Dans le détail, "BNP Paribas et la Société Générale sont les banques qui ont, en valeur absolue, les bénéfices les plus importants logés" dans ces juridictions  avec respectivement 2,4 milliards et 1,3 milliard, souligne ce rapport. Le Crédit Mutuel-CIC a de son côté "la plus importante part relative de bénéfices internationaux déclarée dans les paradis fiscaux (44 %)", est-il ajouté. De façon générale, les chiffres témoignent surtout "de la déconnexion entre les bénéfices déclarés dans les paradis fiscaux et l'activité réelle des banques", souligne le document.

Des anomalies statistiques à tous les étages. Pour prendre le problème sous un autre angle, les auteurs du rapport se sont amusés à calculer la productivité par employé selon le pays où il travaille. Un employé de ces banques génère en moyenne 43.000 euros de bénéfices par an en France et 45.000 euros par an dans un Etat ayant une fiscalité et un Etat de droit normaux. Mais le compteur explose lorsqu’on regarde ce que rapportent les salariés installés dans des paradis fiscaux : 146.000 euros annuels à Monaco, 233.000 euros annuels au Luxembourg et 685.000 euros annuels en Irlande.

En résumé, un employé installé dans un paradis fiscal est sur le papier 2,6 fois plus rentables qu’en France, alors que ces Etats sont bien plus petits et moins peuplés. L’ombre de l'optimisation fiscale plane donc sur ces Etats plus lucratifs alors qu’il y a beaucoup moins d’affaires à y réaliser.

Sans oublier certaines anomalies qui intriguent : "certaines filiales fonctionnent même sans le moindre salarié. En effet dans 34 cas, les banques indiquent avoir des filiales dans les territoires offshore mais aucun effectif. Dans cinq pays, (Bermudes, Chypre, îles Caïmans, île de Man, Malte), toutes les banques françaises implantées n’ont aucun(e) employé(e). La palme des coquilles vides revient aux Iles Caïmans : les cinq banques françaises y possèdent en tout 16 filiales, mais aucune n’y déclare de salarié", souligne le document.

"Urgent d’adopter des réformes fiscales ambitieuses". Des bénéfices très faibles dans des pays de forte activité et de l’argent qui coule à flot dans les paradis fiscaux : "au final, l’étude de ces informations conforte notre hypothèse de départ : derrière la présence des banques françaises dans les paradis fiscaux peuvent se cacher des systèmes de contournement de l’impôt et de certaines réglementations", concluent les auteurs de ce rapport.

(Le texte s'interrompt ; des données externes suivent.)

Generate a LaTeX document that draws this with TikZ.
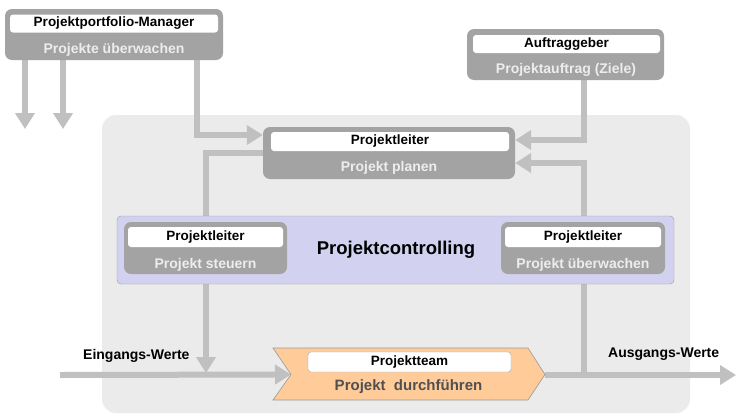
\documentclass[tikz,border=0pt]{standalone}
\usepackage{fontspec}
\setmainfont{Liberation Sans}
\usetikzlibrary{arrows.meta}
\pgfdeclarelayer{back}
\pgfdeclarelayer{lines}
\pgfsetlayers{back,lines,main}
\definecolor{bgc}{HTML}{EBEBEB}
\definecolor{boxgray}{HTML}{A3A3A3}
\definecolor{linegray}{HTML}{C0C0C0}
\definecolor{lighttxt}{HTML}{EDEDED}
\definecolor{lav}{HTML}{D2D2F0}
\definecolor{lavborder}{HTML}{9A9AA8}
\definecolor{orangefill}{HTML}{FFCC99}
\definecolor{darktxt}{HTML}{505050}
\tikzset{
  graybox/.style={draw=none, fill=boxgray, rounded corners=7pt, inner sep=0pt},
  whitebox/.style={fill=white, rounded corners=3pt, inner sep=0pt, font=\bfseries\fontsize{13.5}{15}\selectfont},
  graytext/.style={text=lighttxt, inner sep=0pt, font=\bfseries\fontsize{14}{16}\selectfont},
  flow/.style={draw=linegray, line width=6pt, -{Triangle[width=19pt,length=16pt]}},
  label/.style={inner sep=0pt, font=\bfseries\fontsize{14}{16}\selectfont}
}
\begin{document}
\begin{tikzpicture}[x=1pt,y=-1pt]
\useasboundingbox (0,0) rectangle (736,418);
% background
\begin{pgfonlayer}{back}
\fill[bgc, rounded corners=14pt] (102,115) rectangle (690,413);
\end{pgfonlayer}

% Projektportfolio-Manager
\node[graybox, minimum width=218pt, minimum height=51pt] (pm) at (114,34.5) {};
\node[whitebox, minimum width=208pt, minimum height=18pt] (pmh) at (114,23.5) {Projektportfolio-Manager};
\node[graytext] (pmt) at (114,50) {Projekte überwachen};

% Auftraggeber
\node[graybox, minimum width=197pt, minimum height=51pt] (ag) at (565.5,54.5) {};
\node[whitebox, minimum width=187pt, minimum height=18pt] (agh) at (566.5,44) {Auftraggeber};
\node[graytext] (agt) at (566,70) {Projektauftrag (Ziele)};

% Projekt planen
\node[graybox, minimum width=252pt, minimum height=52pt] (pp) at (389,153) {};
\node[whitebox, minimum width=238pt, minimum height=19pt] (pph) at (390,141.5) {Projektleiter};
\node[graytext] (ppt) at (389,168) {Projekt planen};

% Projektcontrolling
\node[draw=lavborder, fill=lav, rounded corners=4pt, minimum width=557pt, minimum height=68pt, inner sep=0pt] (pc) at (395.5,250) {};
\node[inner sep=0pt, font=\bfseries\fontsize{18.5}{21}\selectfont] (pct) at (396,250) {Projektcontrolling};

\node[graybox, minimum width=163pt, minimum height=52pt] (ps) at (205.5,248) {};
\node[whitebox, minimum width=155pt, minimum height=20pt] (psh) at (205.5,237) {Projektleiter};
\node[graytext] (pst) at (205.5,265) {Projekt steuern};

\node[graybox, minimum width=164pt, minimum height=52pt] (pu) at (583,248) {};
\node[whitebox, minimum width=156pt, minimum height=20pt] (puh) at (583,237) {Projektleiter};
\node[graytext] (put) at (583,265) {Projekt überwachen};

% Projektteam chevron
\coordinate (tin) at (291,374.5);
\coordinate (tout) at (545,374.5);
\fill[orangefill, draw=gray!80, line width=0.6pt] (273,348) -- (528,348) -- (tout) -- (528,400) -- (273,400) -- (tin) -- cycle;
\node[whitebox, draw=gray!70, line width=0.4pt, minimum width=203pt, minimum height=20pt] (pth) at (409.5,362) {Projektteam};
\node[inner sep=0pt, text=darktxt, font=\bfseries\fontsize{15}{17}\selectfont] (ptt) at (408.5,387) {Projekt\ \ durchführen};

% labels
\node[label, anchor=west] (ein) at (83,356) {Eingangs-Werte};
\node[label, anchor=west] (aus) at (608,354) {Ausgangs-Werte};

% coordinates
\coordinate (d1) at (25,129);
\coordinate (d2) at (63,129);
\coordinate (inS) at (60,375);
\coordinate (outE) at (736,375);
\coordinate (j1) at (206,373);

% connectors
\begin{pgfonlayer}{lines}
\draw[flow] (pm.south -| d1) -- (d1);
\draw[flow] (pm.south -| d2) -- (d2);
\draw[flow] (pm.south -| 197,0) |- (pp.west |- 0,135);
\draw[flow] (ag.south -| 584,0) |- (pp.east |- 0,140);
\draw[flow] (584,375) -- (584,163) -- (pp.east |- 0,163);
\draw[flow] (pp.west |- 0,153) -| (j1);
\draw[flow] (inS) -- (tin);
\draw[flow] (tout |- 0,375) -- (outE);
\end{pgfonlayer}
\end{tikzpicture}
\end{document}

Pour le Secours catholique, Oxfam, CCFD-Terre Solidaire, Fair Finance et la plate-forme Paradis fiscaux et judiciaires, la conclusion est logique : "il est urgent d’adopter des réformes fiscales ambitieuses si l’on veut un jour mettre fin à l’ère des paradis fiscaux". Et notamment en commençant par obliger les grandes entreprises à elles aussi déclarer leurs activités pays par pays, afin de vérifier si elles paient leur juste part dans les Etats où elles sont installées.